WORK INSTRUCTIONS: Copy out precisely the lines beginning at the line that contains "Emit a component" and ending at the line that contains "import * as", including both.

[Charts and diagrams as code]
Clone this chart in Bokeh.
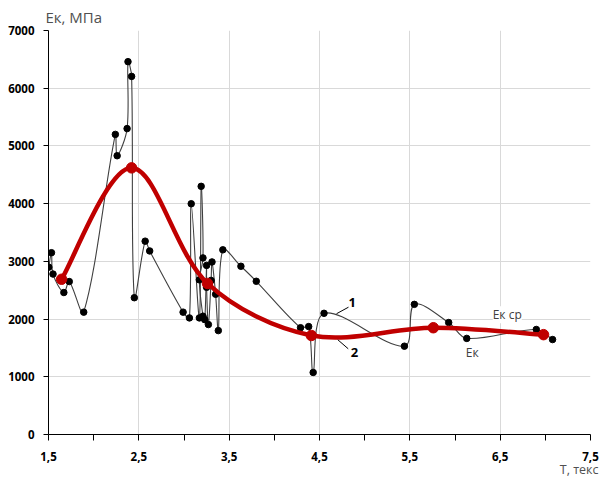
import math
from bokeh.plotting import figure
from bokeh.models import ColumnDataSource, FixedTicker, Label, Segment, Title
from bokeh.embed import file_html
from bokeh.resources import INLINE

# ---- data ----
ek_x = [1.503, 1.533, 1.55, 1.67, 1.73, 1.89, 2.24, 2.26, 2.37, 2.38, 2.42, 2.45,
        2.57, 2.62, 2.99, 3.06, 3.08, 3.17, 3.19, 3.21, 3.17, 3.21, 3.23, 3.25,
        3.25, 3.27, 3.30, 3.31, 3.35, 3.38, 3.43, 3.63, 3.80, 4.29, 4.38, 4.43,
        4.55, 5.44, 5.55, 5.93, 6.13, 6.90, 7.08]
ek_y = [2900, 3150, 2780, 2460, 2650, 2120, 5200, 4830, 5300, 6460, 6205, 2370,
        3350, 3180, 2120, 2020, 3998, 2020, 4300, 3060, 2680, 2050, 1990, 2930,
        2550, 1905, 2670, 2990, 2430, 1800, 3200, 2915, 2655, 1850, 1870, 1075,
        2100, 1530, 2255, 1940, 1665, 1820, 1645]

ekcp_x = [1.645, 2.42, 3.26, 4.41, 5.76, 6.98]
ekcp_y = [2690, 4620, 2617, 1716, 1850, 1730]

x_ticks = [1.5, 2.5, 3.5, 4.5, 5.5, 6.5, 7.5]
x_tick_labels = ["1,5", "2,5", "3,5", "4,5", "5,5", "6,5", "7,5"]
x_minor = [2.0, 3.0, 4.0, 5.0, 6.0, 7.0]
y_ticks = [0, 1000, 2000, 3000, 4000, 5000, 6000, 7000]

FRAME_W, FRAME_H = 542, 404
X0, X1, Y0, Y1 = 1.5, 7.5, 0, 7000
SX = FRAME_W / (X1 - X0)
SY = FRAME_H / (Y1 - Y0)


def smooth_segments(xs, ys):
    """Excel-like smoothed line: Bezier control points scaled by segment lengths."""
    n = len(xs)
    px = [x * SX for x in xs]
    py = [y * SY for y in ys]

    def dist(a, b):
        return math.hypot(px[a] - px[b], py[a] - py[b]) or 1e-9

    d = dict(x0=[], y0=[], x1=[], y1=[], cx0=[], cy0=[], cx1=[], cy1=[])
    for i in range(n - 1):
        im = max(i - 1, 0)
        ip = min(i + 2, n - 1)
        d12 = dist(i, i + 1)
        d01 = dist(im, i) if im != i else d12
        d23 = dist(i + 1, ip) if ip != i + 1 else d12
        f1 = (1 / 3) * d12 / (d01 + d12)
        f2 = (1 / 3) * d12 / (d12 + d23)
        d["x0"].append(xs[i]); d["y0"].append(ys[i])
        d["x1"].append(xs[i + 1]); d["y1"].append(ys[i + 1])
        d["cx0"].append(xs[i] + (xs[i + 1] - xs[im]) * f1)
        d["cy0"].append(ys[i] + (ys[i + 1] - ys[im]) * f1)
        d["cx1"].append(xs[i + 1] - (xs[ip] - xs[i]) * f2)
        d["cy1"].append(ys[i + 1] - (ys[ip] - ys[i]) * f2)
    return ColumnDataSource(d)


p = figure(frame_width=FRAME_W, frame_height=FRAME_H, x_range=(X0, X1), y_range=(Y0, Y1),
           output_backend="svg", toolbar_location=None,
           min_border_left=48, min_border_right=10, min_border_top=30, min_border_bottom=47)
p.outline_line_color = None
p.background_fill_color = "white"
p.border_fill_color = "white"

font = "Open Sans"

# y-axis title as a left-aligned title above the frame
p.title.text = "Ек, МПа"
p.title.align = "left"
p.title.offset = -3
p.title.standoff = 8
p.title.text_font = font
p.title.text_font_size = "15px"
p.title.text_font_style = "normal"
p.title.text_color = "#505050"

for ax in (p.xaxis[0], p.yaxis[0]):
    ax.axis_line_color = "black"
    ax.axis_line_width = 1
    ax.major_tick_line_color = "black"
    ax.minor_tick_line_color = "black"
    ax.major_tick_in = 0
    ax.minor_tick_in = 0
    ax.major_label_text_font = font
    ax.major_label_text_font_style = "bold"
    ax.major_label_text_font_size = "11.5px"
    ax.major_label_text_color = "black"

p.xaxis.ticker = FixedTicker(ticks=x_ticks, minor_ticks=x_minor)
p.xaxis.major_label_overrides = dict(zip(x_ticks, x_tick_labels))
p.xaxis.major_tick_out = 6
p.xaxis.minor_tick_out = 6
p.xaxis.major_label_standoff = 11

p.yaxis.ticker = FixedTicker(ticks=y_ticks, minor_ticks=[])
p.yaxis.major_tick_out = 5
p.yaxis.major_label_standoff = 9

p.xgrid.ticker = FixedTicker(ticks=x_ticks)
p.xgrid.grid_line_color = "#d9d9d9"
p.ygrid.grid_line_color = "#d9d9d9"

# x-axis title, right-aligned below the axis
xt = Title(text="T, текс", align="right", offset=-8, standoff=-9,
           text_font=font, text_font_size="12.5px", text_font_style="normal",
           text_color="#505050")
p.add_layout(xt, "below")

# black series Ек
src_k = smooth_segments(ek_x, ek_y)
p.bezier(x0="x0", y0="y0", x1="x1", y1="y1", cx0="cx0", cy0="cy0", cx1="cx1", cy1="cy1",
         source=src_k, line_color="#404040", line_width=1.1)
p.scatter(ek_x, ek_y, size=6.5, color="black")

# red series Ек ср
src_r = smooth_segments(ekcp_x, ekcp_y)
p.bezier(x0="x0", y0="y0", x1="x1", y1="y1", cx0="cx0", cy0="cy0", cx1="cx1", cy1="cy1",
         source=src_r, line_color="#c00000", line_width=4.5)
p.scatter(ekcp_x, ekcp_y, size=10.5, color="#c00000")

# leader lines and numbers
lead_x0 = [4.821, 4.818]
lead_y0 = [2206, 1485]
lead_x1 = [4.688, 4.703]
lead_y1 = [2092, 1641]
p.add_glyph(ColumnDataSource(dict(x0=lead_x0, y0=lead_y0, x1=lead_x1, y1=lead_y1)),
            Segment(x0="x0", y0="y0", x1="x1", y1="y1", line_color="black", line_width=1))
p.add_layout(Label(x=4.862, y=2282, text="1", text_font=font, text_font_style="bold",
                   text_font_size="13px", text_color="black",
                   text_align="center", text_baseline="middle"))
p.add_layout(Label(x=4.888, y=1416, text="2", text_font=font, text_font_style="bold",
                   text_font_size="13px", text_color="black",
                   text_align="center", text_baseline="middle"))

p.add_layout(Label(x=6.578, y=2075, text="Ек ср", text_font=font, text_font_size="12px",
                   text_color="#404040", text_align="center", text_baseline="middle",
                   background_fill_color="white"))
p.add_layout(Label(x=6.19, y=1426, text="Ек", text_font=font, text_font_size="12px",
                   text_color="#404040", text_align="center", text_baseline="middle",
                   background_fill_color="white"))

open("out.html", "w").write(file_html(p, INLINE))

* * *

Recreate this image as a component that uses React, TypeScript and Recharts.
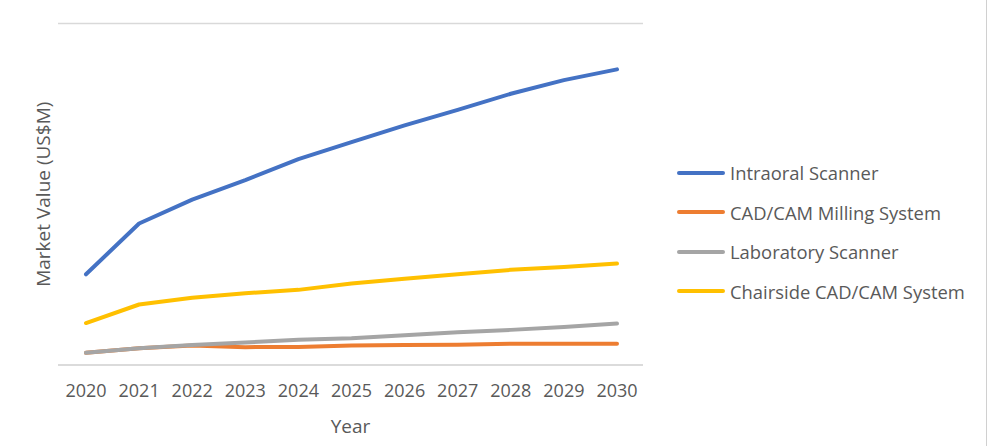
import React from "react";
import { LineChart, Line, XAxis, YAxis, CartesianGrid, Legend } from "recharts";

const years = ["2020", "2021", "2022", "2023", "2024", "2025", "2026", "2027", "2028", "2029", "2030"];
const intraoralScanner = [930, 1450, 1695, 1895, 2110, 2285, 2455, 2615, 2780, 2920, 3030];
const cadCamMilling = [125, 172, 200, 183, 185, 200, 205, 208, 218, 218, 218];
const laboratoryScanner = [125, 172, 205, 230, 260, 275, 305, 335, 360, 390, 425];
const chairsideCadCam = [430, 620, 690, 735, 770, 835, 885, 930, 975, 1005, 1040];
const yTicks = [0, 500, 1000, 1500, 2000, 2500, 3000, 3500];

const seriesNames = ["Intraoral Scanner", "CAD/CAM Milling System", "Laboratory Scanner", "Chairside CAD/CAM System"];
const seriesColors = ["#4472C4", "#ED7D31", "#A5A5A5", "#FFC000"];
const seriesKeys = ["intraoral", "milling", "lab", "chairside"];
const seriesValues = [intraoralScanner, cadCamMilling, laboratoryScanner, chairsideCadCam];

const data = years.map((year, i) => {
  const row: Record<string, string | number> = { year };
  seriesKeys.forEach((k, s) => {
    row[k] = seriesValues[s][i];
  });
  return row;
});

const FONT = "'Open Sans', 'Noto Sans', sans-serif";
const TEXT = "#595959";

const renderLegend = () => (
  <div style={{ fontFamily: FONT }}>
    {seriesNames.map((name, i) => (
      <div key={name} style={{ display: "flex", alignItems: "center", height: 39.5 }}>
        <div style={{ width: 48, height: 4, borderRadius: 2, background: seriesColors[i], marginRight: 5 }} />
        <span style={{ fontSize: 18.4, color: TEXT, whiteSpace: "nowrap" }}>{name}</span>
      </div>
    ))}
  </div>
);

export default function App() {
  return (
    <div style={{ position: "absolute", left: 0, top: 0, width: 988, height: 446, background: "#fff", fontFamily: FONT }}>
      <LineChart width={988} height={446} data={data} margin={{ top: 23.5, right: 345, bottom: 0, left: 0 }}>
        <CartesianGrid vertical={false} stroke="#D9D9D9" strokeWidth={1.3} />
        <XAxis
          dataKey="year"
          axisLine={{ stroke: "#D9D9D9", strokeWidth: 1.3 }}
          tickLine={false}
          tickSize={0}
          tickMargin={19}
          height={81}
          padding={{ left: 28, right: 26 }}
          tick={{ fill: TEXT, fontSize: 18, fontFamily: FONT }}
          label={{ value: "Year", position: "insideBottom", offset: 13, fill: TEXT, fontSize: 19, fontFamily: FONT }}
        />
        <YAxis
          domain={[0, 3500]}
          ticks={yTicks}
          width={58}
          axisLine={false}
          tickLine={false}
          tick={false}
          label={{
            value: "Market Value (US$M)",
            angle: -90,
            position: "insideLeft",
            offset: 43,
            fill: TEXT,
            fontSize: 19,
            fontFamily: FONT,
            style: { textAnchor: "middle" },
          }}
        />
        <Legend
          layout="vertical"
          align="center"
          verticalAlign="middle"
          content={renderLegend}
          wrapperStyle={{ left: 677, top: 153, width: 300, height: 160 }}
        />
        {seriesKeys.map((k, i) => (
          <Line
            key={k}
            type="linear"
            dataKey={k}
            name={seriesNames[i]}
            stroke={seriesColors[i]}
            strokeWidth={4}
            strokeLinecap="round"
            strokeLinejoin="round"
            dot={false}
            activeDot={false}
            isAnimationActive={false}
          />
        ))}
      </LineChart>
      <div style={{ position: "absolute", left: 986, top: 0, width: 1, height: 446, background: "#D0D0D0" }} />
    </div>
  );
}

---

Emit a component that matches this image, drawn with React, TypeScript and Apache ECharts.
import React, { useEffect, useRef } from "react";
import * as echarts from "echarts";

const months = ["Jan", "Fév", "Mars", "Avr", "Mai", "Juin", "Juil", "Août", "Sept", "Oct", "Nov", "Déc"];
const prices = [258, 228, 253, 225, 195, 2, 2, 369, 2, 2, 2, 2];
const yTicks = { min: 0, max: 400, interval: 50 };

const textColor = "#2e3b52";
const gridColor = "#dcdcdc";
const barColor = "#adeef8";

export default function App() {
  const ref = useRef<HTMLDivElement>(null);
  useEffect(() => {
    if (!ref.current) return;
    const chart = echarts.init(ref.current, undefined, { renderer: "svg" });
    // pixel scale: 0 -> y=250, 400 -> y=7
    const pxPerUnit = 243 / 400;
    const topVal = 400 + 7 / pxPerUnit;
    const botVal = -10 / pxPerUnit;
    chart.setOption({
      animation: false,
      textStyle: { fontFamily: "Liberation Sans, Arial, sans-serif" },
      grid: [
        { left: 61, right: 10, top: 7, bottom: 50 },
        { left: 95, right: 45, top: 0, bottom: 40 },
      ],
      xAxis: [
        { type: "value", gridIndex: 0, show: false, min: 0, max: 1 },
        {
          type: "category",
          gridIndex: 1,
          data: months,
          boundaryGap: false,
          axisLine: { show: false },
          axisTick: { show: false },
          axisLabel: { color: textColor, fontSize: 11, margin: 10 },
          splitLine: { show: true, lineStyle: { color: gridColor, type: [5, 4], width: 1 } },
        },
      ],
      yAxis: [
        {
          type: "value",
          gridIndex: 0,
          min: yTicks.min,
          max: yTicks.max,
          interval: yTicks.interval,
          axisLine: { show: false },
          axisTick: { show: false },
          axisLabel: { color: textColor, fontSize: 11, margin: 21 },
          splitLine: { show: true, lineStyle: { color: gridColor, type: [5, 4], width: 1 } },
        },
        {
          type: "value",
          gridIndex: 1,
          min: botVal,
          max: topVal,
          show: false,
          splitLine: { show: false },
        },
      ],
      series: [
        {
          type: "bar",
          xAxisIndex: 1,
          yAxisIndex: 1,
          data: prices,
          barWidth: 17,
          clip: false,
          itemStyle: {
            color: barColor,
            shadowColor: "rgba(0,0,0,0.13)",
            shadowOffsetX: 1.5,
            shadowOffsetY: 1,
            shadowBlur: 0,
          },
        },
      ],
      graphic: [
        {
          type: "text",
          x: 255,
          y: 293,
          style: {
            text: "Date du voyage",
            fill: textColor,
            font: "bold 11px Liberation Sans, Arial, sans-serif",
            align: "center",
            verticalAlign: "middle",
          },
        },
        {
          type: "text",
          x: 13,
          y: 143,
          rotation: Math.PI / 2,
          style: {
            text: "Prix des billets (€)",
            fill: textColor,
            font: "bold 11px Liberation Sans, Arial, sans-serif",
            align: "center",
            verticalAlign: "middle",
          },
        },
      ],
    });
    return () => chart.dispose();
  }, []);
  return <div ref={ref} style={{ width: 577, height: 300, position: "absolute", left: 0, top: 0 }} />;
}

OUTPUT FOR THIS EXERCISE:
Emit a component that matches this image, drawn with React, TypeScript and Apache ECharts.
import React, { useEffect, useRef } from "react";
import * as echarts from "echarts";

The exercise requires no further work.